- _COLLECTED MATERIAL_:
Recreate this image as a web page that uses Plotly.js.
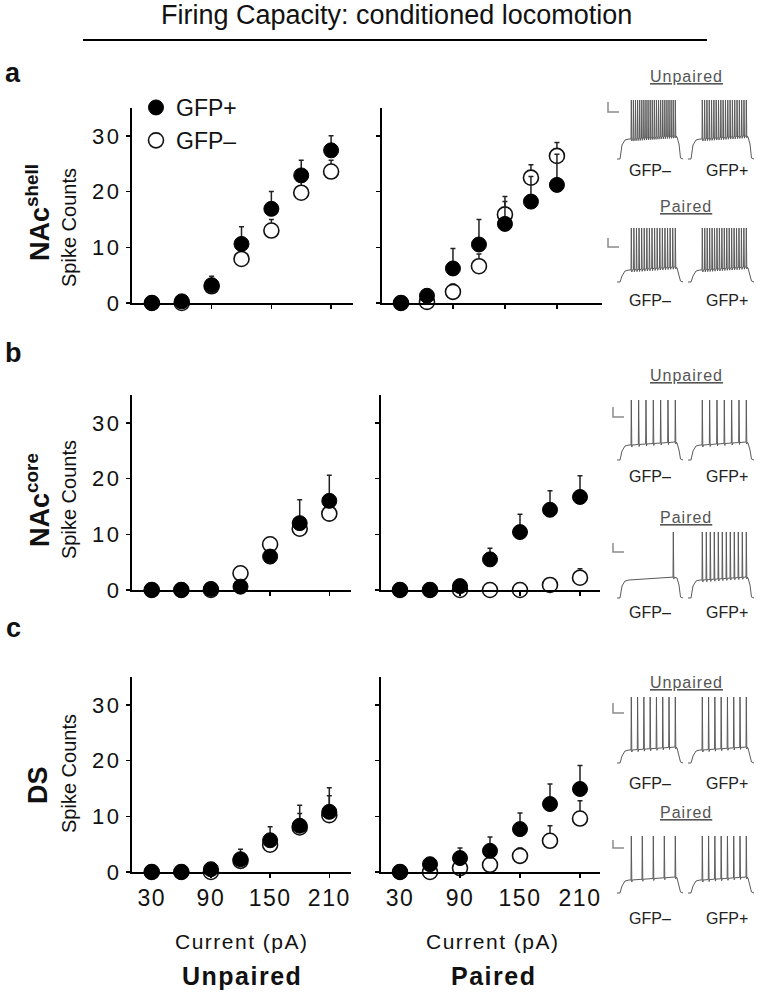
<!DOCTYPE html>
<html>
<head>
<meta charset="utf-8">
<script src="https://cdn.plot.ly/plotly-3.0.1.min.js"></script>
<style>html,body{margin:0;padding:0;background:#fff;}#chart{width:758px;height:1000px;}</style>
</head>
<body>
<div id="chart"></div>
<script>
// ---------------- DATA ----------------
const currents = [30, 60, 90, 120, 150, 180, 210];
const xTickVals = [30, 90, 150, 210];
const xTickText = ['30', '90', '150', '210'];
const yTickVals = [0, 10, 20, 30];
const yTickText = ['0', '10', '20', '30'];

// NAc shell
const shellUnpairedPos = [0, 0.3, 3.2, 10.6, 16.9, 22.9, 27.4];
const shellUnpairedPosErr = [0, 0, 1.6, 3.1, 3.1, 2.7, 2.6];
const shellUnpairedNeg = [0, 0, 3.0, 7.9, 13.0, 19.8, 23.6];
const shellUnpairedNegErr = [0, 0, 0.8, 1.5, 2.0, 2.0, 2.0];
const shellPairedPos = [0, 1.3, 6.2, 10.5, 14.2, 18.2, 21.2];
const shellPairedPosErr = [0, 1.2, 3.6, 4.5, 4.0, 4.5, 5.5];
const shellPairedNeg = [0, 0.2, 2.0, 6.6, 15.9, 22.5, 26.4];
const shellPairedNegErr = [0, 0.5, 1.4, 2.2, 3.2, 2.3, 2.4];
// NAc core
const coreUnpairedPos = [0, 0, 0.2, 0.6, 6.0, 12.0, 16.0];
const coreUnpairedPosErr = [0, 0, 0, 0, 0.8, 4.2, 4.6];
const coreUnpairedNeg = [0, 0, 0, 3.0, 8.2, 11.0, 13.7];
const coreUnpairedNegErr = [0, 0, 0, 1.1, 1.1, 1.2, 1.5];
const corePairedPos = [0, 0, 0.7, 5.5, 10.4, 14.4, 16.7];
const corePairedPosErr = [0, 0, 0.3, 2.0, 3.2, 3.4, 3.8];
const corePairedNeg = [0, 0, 0, 0, 0, 0.9, 2.2];
const corePairedNegErr = [0, 0, 0, 0, 0, 0.4, 1.6];
// DS
const dsUnpairedPos = [0, 0, 0.5, 2.3, 5.7, 8.3, 10.8];
const dsUnpairedPosErr = [0, 0, 0.3, 1.8, 2.4, 3.7, 4.3];
const dsUnpairedNeg = [0, 0, 0, 2.0, 4.9, 8.0, 10.2];
const dsUnpairedNegErr = [0, 0, 0, 1.2, 1.8, 2.5, 3.5];
const dsPairedPos = [0, 1.4, 2.5, 3.8, 7.7, 12.2, 14.9];
const dsPairedPosErr = [0, 0.5, 1.8, 2.5, 2.9, 3.6, 4.2];
const dsPairedNeg = [0, 0, 0.7, 1.3, 2.9, 5.6, 9.6];
const dsPairedNegErr = [0, 0, 0.5, 0.8, 1.4, 2.7, 3.2];

// example-trace spike counts (rows a, b, c)
const exUnpairedNegSpikes = [22, 7, 8];
const exUnpairedPosSpikes = [20, 7, 8];
const exPairedNegSpikes = [18, 1, 5];
const exPairedPosSpikes = [19, 12, 8];

const rowLabels = ['NAc<sup>shell</sup>', 'NAc<sup>core</sup>', 'DS'];
const panelLetters = ['a', 'b', 'c'];
const groupLabels = ['Unpaired', 'Paired'];
const seriesNames = ['GFP+', 'GFP\u2013'];

// ---------------- LAYOUT HELPERS ----------------
const W = 758, H = 1000;
const px = v => v / W;
const py = v => 1 - v / H;
const FONT = 'Liberation Sans, Arial, sans-serif';
const wide = (t, ls) => '<span style="letter-spacing:' + ls + 'px">' + t + '</span>';

const panels = [
  {pos: shellUnpairedPos, posErr: shellUnpairedPosErr, neg: shellUnpairedNeg, negErr: shellUnpairedNegErr, xd: [132, 353], xr: [10, 232], yd: [303, 108], left: true, row: 0},
  {pos: shellPairedPos, posErr: shellPairedPosErr, neg: shellPairedNeg, negErr: shellPairedNegErr, xd: [382, 602], xr: [8.1, 262], yd: [303, 108], left: false, row: 0},
  {pos: coreUnpairedPos, posErr: coreUnpairedPosErr, neg: coreUnpairedNeg, negErr: coreUnpairedNegErr, xd: [132, 351], xr: [10, 232], yd: [590, 395], left: true, row: 1},
  {pos: corePairedPos, posErr: corePairedPosErr, neg: corePairedNeg, negErr: corePairedNegErr, xd: [381, 600], xr: [11, 230], yd: [590, 395], left: false, row: 1},
  {pos: dsUnpairedPos, posErr: dsUnpairedPosErr, neg: dsUnpairedNeg, negErr: dsUnpairedNegErr, xd: [132, 351], xr: [10, 232], yd: [872, 677], left: true, row: 2},
  {pos: dsPairedPos, posErr: dsPairedPosErr, neg: dsPairedNeg, negErr: dsPairedNegErr, xd: [381, 600], xr: [11, 230], yd: [872, 677], left: false, row: 2}
];

const traces = [];
const layout = {
  width: W, height: H,
  margin: {l: 0, r: 0, t: 0, b: 0},
  paper_bgcolor: '#fff', plot_bgcolor: 'rgba(0,0,0,0)',
  font: {family: FONT, color: '#111'},
  showlegend: true,
  legend: {x: px(136), y: py(86), xanchor: 'left', yanchor: 'top', bgcolor: 'rgba(0,0,0,0)',
           font: {size: 23, family: FONT, color: '#111'}, itemsizing: 'trace', tracegroupgap: 0},
  annotations: [], shapes: []
};

panels.forEach((p, i) => {
  const n = i + 1;
  const xa = n === 1 ? 'x' : 'x' + n;
  const ya = n === 1 ? 'y' : 'y' + n;
  const xk = n === 1 ? 'xaxis' : 'xaxis' + n;
  const yk = n === 1 ? 'yaxis' : 'yaxis' + n;
  const errStyle = {type: 'data', symmetric: false, color: '#222', thickness: 1.5, width: 2.5, visible: true};
  traces.push({
    type: 'scatter', mode: 'markers', x: currents, y: p.neg, xaxis: xa, yaxis: ya,
    name: seriesNames[1], legendrank: 2, showlegend: i === 0, cliponaxis: false,
    marker: {symbol: 'circle', size: 15, color: '#fff', line: {color: '#111', width: 1.6}},
    error_y: Object.assign({array: p.negErr, arrayminus: p.negErr.map(() => 0)}, errStyle)
  });
  traces.push({
    type: 'scatter', mode: 'markers', x: currents, y: p.pos, xaxis: xa, yaxis: ya,
    name: seriesNames[0], legendrank: 1, showlegend: i === 0, cliponaxis: false,
    marker: {symbol: 'circle', size: 15, color: '#000', line: {color: '#000', width: 1}},
    error_y: Object.assign({array: p.posErr, arrayminus: p.posErr.map(() => 0)}, errStyle)
  });
  layout[xk] = {
    domain: [px(p.xd[0]), px(p.xd[1])], range: p.xr, anchor: ya,
    showgrid: false, zeroline: false, showline: true, linecolor: '#000', linewidth: 2,
    ticks: 'outside', ticklen: 4, tickwidth: 1.5, tickcolor: '#000',
    tickvals: xTickVals, ticktext: xTickText.map(t => wide(t, 1.5)),
    showticklabels: p.row === 2, tickfont: {size: 23, family: FONT, color: '#111'}
  };
  layout[yk] = {
    domain: [py(p.yd[0]), py(p.yd[1])], range: [0, 35], anchor: xa,
    showgrid: false, zeroline: false, showline: true, linecolor: '#000', linewidth: 2,
    ticks: 'outside', ticklen: 4, tickwidth: 1.5, tickcolor: '#000',
    tickvals: yTickVals, ticktext: yTickText.map(t => wide(t, 2.5)),
    showticklabels: p.left, tickfont: {size: 22, family: FONT, color: '#111'}
  };
});

// overlay pixel axis for example traces
layout.xaxis7 = {domain: [0, 1], range: [0, W], visible: false, anchor: 'y7', fixedrange: true};
layout.yaxis7 = {domain: [0, 1], range: [H, 0], visible: false, anchor: 'x7', fixedrange: true};

// example trace geometry [top, plateau, base] per row, upper (Unpaired) and lower (Paired)
const exGeom = [
  {up: [100, 139, 159], lo: [228, 270, 282], scaleX: 608, scaleUp: [102, 112], scaleLo: [238, 247],
   lblUp: 77, gfpUp: 170, lblLo: 207, gfpLo: 300},
  {up: [400, 445, 460], lo: [532, 580, 598], scaleX: 613, scaleUp: [407, 417], scaleLo: [543, 552],
   lblUp: 375, gfpUp: 476, lblLo: 517, gfpLo: 612},
  {up: [697, 750, 763], lo: [836, 880, 893], scaleX: 613, scaleUp: [703, 713], scaleLo: [840, 848],
   lblUp: 682, gfpUp: 783, lblLo: 812, gfpLo: 918}
];
const exStarts = [617, 688];

function waveform(x0, g, nSpikes) {
  const [top, plat, base] = g;
  const xs = [x0, x0 + 3, x0 + 5, x0 + 8];
  const ys = [base, base, plat + 6, plat + 1];
  const s0 = x0 + 14, s1 = x0 + 58;
  xs.push(s0 - 2); ys.push(plat);
  for (let k = 0; k < nSpikes; k++) {
    const p = nSpikes > 1 ? s0 + (s1 - s0) * k / (nSpikes - 1) : s1 - 2;
    const lift = -3 * (p - s0) / (s1 - s0);
    xs.push(p, p + 0.3, p + 0.8, p + 1.2);
    ys.push(plat + lift, top, plat + lift + 2, plat + lift);
  }
  xs.push(x0 + 60, x0 + 62, x0 + 63.5, x0 + 66);
  ys.push(plat - 2, plat + 5, base - 1, base);
  return {xs, ys};
}

for (let r = 0; r < 3; r++) {
  const g = exGeom[r];
  const sets = [
    [g.up, exUnpairedNegSpikes[r], exUnpairedPosSpikes[r]],
    [g.lo, exPairedNegSpikes[r], exPairedPosSpikes[r]]
  ];
  sets.forEach(([geom, nNeg, nPos]) => {
    [nNeg, nPos].forEach((nS, j) => {
      const w = waveform(exStarts[j], geom, nS);
      traces.push({type: 'scatter', mode: 'lines', x: w.xs, y: w.ys, xaxis: 'x7', yaxis: 'y7',
        showlegend: false, hoverinfo: 'skip', line: {color: '#5a5a5a', width: 1}});
    });
  });
  // scale bars
  [g.scaleUp, g.scaleLo].forEach(sc => {
    layout.shapes.push({type: 'path', xref: 'x7', yref: 'y7',
      path: `M ${g.scaleX} ${sc[0]} L ${g.scaleX} ${sc[1]} L ${g.scaleX + 11} ${sc[1]}`,
      line: {color: '#8a8a8a', width: 1.5}});
  });
  // labels
  [[g.lblUp, groupLabels[0]], [g.lblLo, groupLabels[1]]].forEach(([yy, t]) => {
    layout.annotations.push({xref: 'paper', yref: 'paper', x: px(686), y: py(yy), text: '<u>' + wide(t, 1) + '</u>',
      showarrow: false, xanchor: 'center', yanchor: 'middle', font: {size: 16, family: FONT, color: '#555'}});
  });
  [g.gfpUp, g.gfpLo].forEach(yy => {
    layout.annotations.push({xref: 'paper', yref: 'paper', x: px(650), y: py(yy), text: seriesNames[1],
      showarrow: false, xanchor: 'center', yanchor: 'middle', font: {size: 16, family: FONT, color: '#222'}});
    layout.annotations.push({xref: 'paper', yref: 'paper', x: px(727), y: py(yy), text: seriesNames[0],
      showarrow: false, xanchor: 'center', yanchor: 'middle', font: {size: 16, family: FONT, color: '#222'}});
  });
}

// titles & labels
layout.annotations.push({xref: 'paper', yref: 'paper', x: px(396), y: py(15), text: 'Firing Capacity: conditioned locomotion',
  showarrow: false, xanchor: 'center', yanchor: 'middle', font: {size: 27, family: FONT, color: '#111'}});
layout.shapes.push({type: 'line', xref: 'paper', yref: 'paper', x0: px(83), x1: px(707), y0: py(40), y1: py(40),
  line: {color: '#000', width: 2}});

const letterY = [73, 353, 628];
const rowLabelY = [213, 500, 785];
const spikeTitleY = [228, 500, 774];
for (let r = 0; r < 3; r++) {
  layout.annotations.push({xref: 'paper', yref: 'paper', x: px(13), y: py(letterY[r]), text: '<b>' + panelLetters[r] + '</b>',
    showarrow: false, xanchor: 'center', yanchor: 'middle', font: {size: 27, family: FONT, color: '#111'}});
  layout.annotations.push({xref: 'paper', yref: 'paper', x: px(38), y: py(rowLabelY[r]), text: '<b>' + rowLabels[r] + '</b>',
    showarrow: false, textangle: -90, xanchor: 'center', yanchor: 'middle', font: {size: 27, family: FONT, color: '#111'}});
  layout.annotations.push({xref: 'paper', yref: 'paper', x: px(69), y: py(spikeTitleY[r]), text: 'Spike Counts',
    showarrow: false, textangle: -90, xanchor: 'center', yanchor: 'middle', font: {size: 20, family: FONT, color: '#111'}});
}
[242, 493].forEach((xx, j) => {
  layout.annotations.push({xref: 'paper', yref: 'paper', x: px(xx), y: py(941), text: wide('Current (pA)', 1.5),
    showarrow: false, xanchor: 'center', yanchor: 'middle', font: {size: 21, family: FONT, color: '#111'}});
  layout.annotations.push({xref: 'paper', yref: 'paper', x: px(xx), y: py(976), text: '<b>' + wide(groupLabels[j], 1.5) + '</b>',
    showarrow: false, xanchor: 'center', yanchor: 'middle', font: {size: 25, family: FONT, color: '#111'}});
});

Plotly.newPlot('chart', traces, layout, {staticPlot: true, displayModeBar: false});
</script>
</body>
</html>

- _SHORT EXERCISE_:
Exactly as they appear, print the lines of the listing above from its first line through the line that contains "const exPairedPosSpikes = [19, 12, 8];", minus the pictures.

- _WORKED ANSWER_:
Recreate this image as a web page that uses Plotly.js.
<!DOCTYPE html>
<html>
<head>
<meta charset="utf-8">
<script src="https://cdn.plot.ly/plotly-3.0.1.min.js"></script>
<style>html,body{margin:0;padding:0;background:#fff;}#chart{width:758px;height:1000px;}</style>
</head>
<body>
<div id="chart"></div>
<script>
// ---------------- DATA ----------------
const currents = [30, 60, 90, 120, 150, 180, 210];
const xTickVals = [30, 90, 150, 210];
const xTickText = ['30', '90', '150', '210'];
const yTickVals = [0, 10, 20, 30];
const yTickText = ['0', '10', '20', '30'];

// NAc shell
const shellUnpairedPos = [0, 0.3, 3.2, 10.6, 16.9, 22.9, 27.4];
const shellUnpairedPosErr = [0, 0, 1.6, 3.1, 3.1, 2.7, 2.6];
const shellUnpairedNeg = [0, 0, 3.0, 7.9, 13.0, 19.8, 23.6];
const shellUnpairedNegErr = [0, 0, 0.8, 1.5, 2.0, 2.0, 2.0];
const shellPairedPos = [0, 1.3, 6.2, 10.5, 14.2, 18.2, 21.2];
const shellPairedPosErr = [0, 1.2, 3.6, 4.5, 4.0, 4.5, 5.5];
const shellPairedNeg = [0, 0.2, 2.0, 6.6, 15.9, 22.5, 26.4];
const shellPairedNegErr = [0, 0.5, 1.4, 2.2, 3.2, 2.3, 2.4];
// NAc core
const coreUnpairedPos = [0, 0, 0.2, 0.6, 6.0, 12.0, 16.0];
const coreUnpairedPosErr = [0, 0, 0, 0, 0.8, 4.2, 4.6];
const coreUnpairedNeg = [0, 0, 0, 3.0, 8.2, 11.0, 13.7];
const coreUnpairedNegErr = [0, 0, 0, 1.1, 1.1, 1.2, 1.5];
const corePairedPos = [0, 0, 0.7, 5.5, 10.4, 14.4, 16.7];
const corePairedPosErr = [0, 0, 0.3, 2.0, 3.2, 3.4, 3.8];
const corePairedNeg = [0, 0, 0, 0, 0, 0.9, 2.2];
const corePairedNegErr = [0, 0, 0, 0, 0, 0.4, 1.6];
// DS
const dsUnpairedPos = [0, 0, 0.5, 2.3, 5.7, 8.3, 10.8];
const dsUnpairedPosErr = [0, 0, 0.3, 1.8, 2.4, 3.7, 4.3];
const dsUnpairedNeg = [0, 0, 0, 2.0, 4.9, 8.0, 10.2];
const dsUnpairedNegErr = [0, 0, 0, 1.2, 1.8, 2.5, 3.5];
const dsPairedPos = [0, 1.4, 2.5, 3.8, 7.7, 12.2, 14.9];
const dsPairedPosErr = [0, 0.5, 1.8, 2.5, 2.9, 3.6, 4.2];
const dsPairedNeg = [0, 0, 0.7, 1.3, 2.9, 5.6, 9.6];
const dsPairedNegErr = [0, 0, 0.5, 0.8, 1.4, 2.7, 3.2];

// example-trace spike counts (rows a, b, c)
const exUnpairedNegSpikes = [22, 7, 8];
const exUnpairedPosSpikes = [20, 7, 8];
const exPairedNegSpikes = [18, 1, 5];
const exPairedPosSpikes = [19, 12, 8];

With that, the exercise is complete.